Miniflix: How do you approach your filmography? Are you thinking about every movie or project as a career move or are you just doing whatever comes to you?

Macks: I just don’t know how anyone who’s successful in filmmaking ever thought they were going to be successful, and went in doing these deliberate steps to be successful. From my very little research into filmmakers I like, it’s all pretty much mostly an accident. So just have fun and do what you wanna do, put it out there. I think that attitude comes off in any project you made. I mean, sure, it’s not a perfect recipe for success, but I just don’t know anyone who, while making a movie was like “This is incredible, this is going to be a huge success, this is gonna be amazing”. I think the most successful ones are usually like “This is a nightmare, what are we going to do?” Or even just thinking “eh, it’s fine, let’s just have fun”.

On the set of DALE

Miniflix: So is this it for short films? Are you only doing features from now on?
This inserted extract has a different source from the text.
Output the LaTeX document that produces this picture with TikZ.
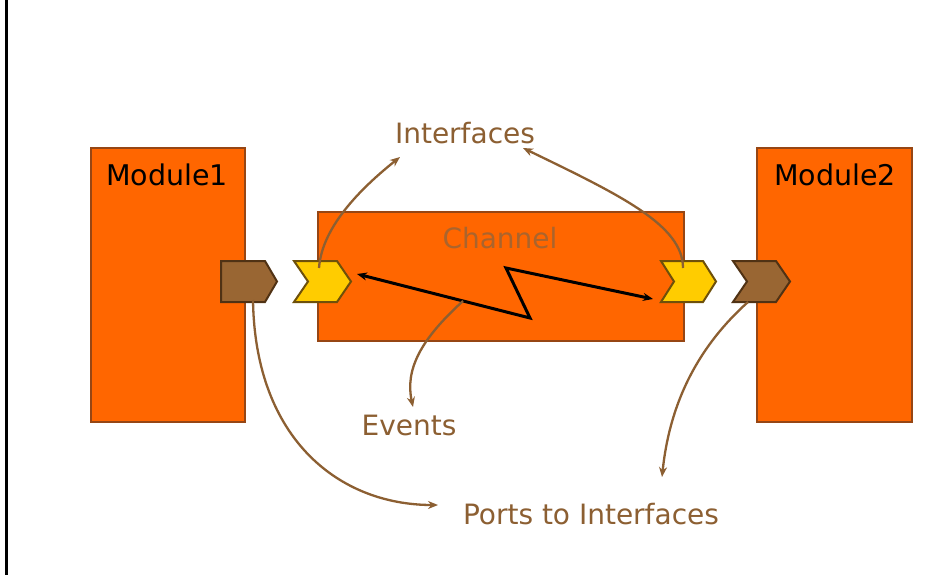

Macks: So I asked Claire Denis, while at Cannes, “What is more beneficial to filmmakers: shorts or features”? She was just like “Oh, eff that. Just do it however you want. There’s no one path at all.” So, I say, if you want to make features, make features. If you want to make shorts, make shorts. I still feel like doing shorts is probably the best way — just make sure to send them to festivals and get your name out there as opposed to trying to send features out there. If they don’t know who you are, it’s harder for them to take a feature….I do want to get another short done, because I’m pretty sure that the Cannes Short Film Corner will take any film. So I just want to make something quick, send it in and go back to Cannes.

Miniflix: You heard it hear first. Everyone can be in the Cannes Film Festival by way of the Short Film Corner. Any favorite short films that you’d like to recommend?

Macks: Yeah, I saw these shorts while in film school by Ben Briand. I thought he’d have made a feature by now, but I don’t think he’s made one yet. The first short film of his is called APRICOT which is awesome, and the second is SOME STATIC STARTED.